China warned yesterday it would not keep lending money to the US economy indefinitely, even as new data showed it had consolidated its position as the top buyer of US government bonds.
“China’s increased purchase of US Treasury securities should not be interpreted as an endorsement of the assumption that the US can borrow its way out of the current financial crisis,” the China Daily said in an editorial.
The warning from the state-run newspaper, an English-language daily addressing a foreign audience, came after the US Treasury Department reported a steep increase in Chinese holding of US Treasury bonds.
China held US$652.9 billion in US Treasury bonds at the end of October, up 11.2 percent from US$587 billion a month earlier, when China became the largest creditor ahead of Japan, data released on Tuesday showed.
Japan remained in second place, with total holdings of US$585.5 billion at the end of October.
The China Daily said that, given the global economic crisis, the consequences would be serious if China and other nations stopped channeling money into the US economy.
“Interest rates in the US would rise to undermine that government’s efforts to bailout distressed financial institutions and companies,” it said.
China was also constrained by a lack of other places to put its money, the paper said.

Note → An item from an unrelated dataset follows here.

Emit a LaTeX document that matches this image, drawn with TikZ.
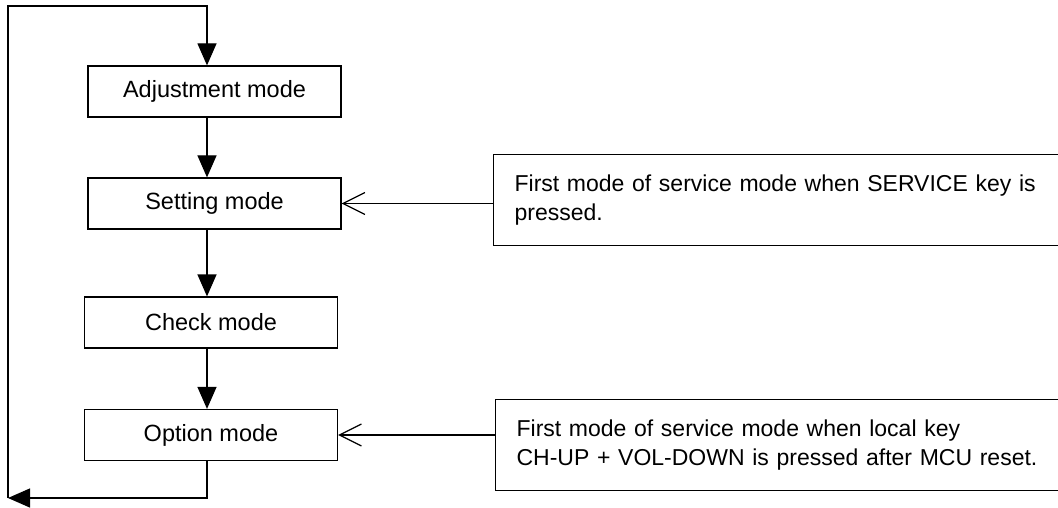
\documentclass[tikz,border=0pt]{standalone}
\usepackage{fontspec}
\setmainfont{Liberation Sans}
\usetikzlibrary{arrows.meta}
\begin{document}
\begin{tikzpicture}[x=1pt,y=-1pt,
  modebox/.style={draw, line width=1.2pt, minimum width=253pt, minimum height=51pt, inner sep=0pt, font=\fontsize{23.5}{28}\selectfont},
  notebox/.style={draw, line width=1.2pt, anchor=north west, minimum height=91pt, text width=560pt, inner xsep=21pt, inner ysep=0pt, align=left, font=\fontsize{23}{29}\selectfont},
  flow/.style={line width=1.2pt, -{Triangle[length=22pt,width=19pt]}},
  feed/.style={line width=1.2pt, -{Straight Barb[length=22pt,width=22pt,line width=1.2pt]}}
]
\useasboundingbox (0,0) rectangle (1058,508);
\node[modebox] (adj) at (214.5,91.5) {Adjustment mode};
\node[modebox] (set) at (214.5,203.5) {Setting mode};
\node[modebox] (chk) at (211,322.5) {Check mode};
\node[modebox] (opt) at (211,435) {Option mode};
\coordinate (xl) at (207,0);
\coordinate (tl) at (8,6);
\coordinate (bl) at (8,498);
\node[notebox] (n1) at (493,154) {First mode of service mode when SERVICE key is\\pressed.};
\node[notebox] (n2) at (495,399) {First mode of service mode when local key\\CH-UP + VOL-DOWN is pressed after MCU reset.};
\draw[flow] (adj.south -| xl) -- (set.north -| xl);
\draw[flow] (set.south -| xl) -- (chk.north -| xl);
\draw[flow] (chk.south -| xl) -- (opt.north -| xl);
\draw[flow] (opt.south -| xl) |- (bl);
\draw[flow] (bl) -- (tl) -| (adj.north -| xl);
\draw[feed] (n1.west |- set.east) -- (set.east);
\draw[feed] (n2.west |- opt.east) -- (opt.east);
\end{tikzpicture}
\end{document}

“With few options to invest its increasing reserves safely and profitably, China may thus have to buy more US Treasury securities in spite of growing domestic skepticism that such purchases may incur huge losses later,” the paper said.
However, as China and other nations help prop up the US economy, the US should use the window of opportunity to undertake necessary reforms, the China Daily said.
“The current strong foreign appetite should not be taken by the US government as solid proof of the long-term value of its Treasury bonds,” it said. “Instead, it should race against time to undertake painful but critical reforms to revive its economy before such demand peaks any time soon.”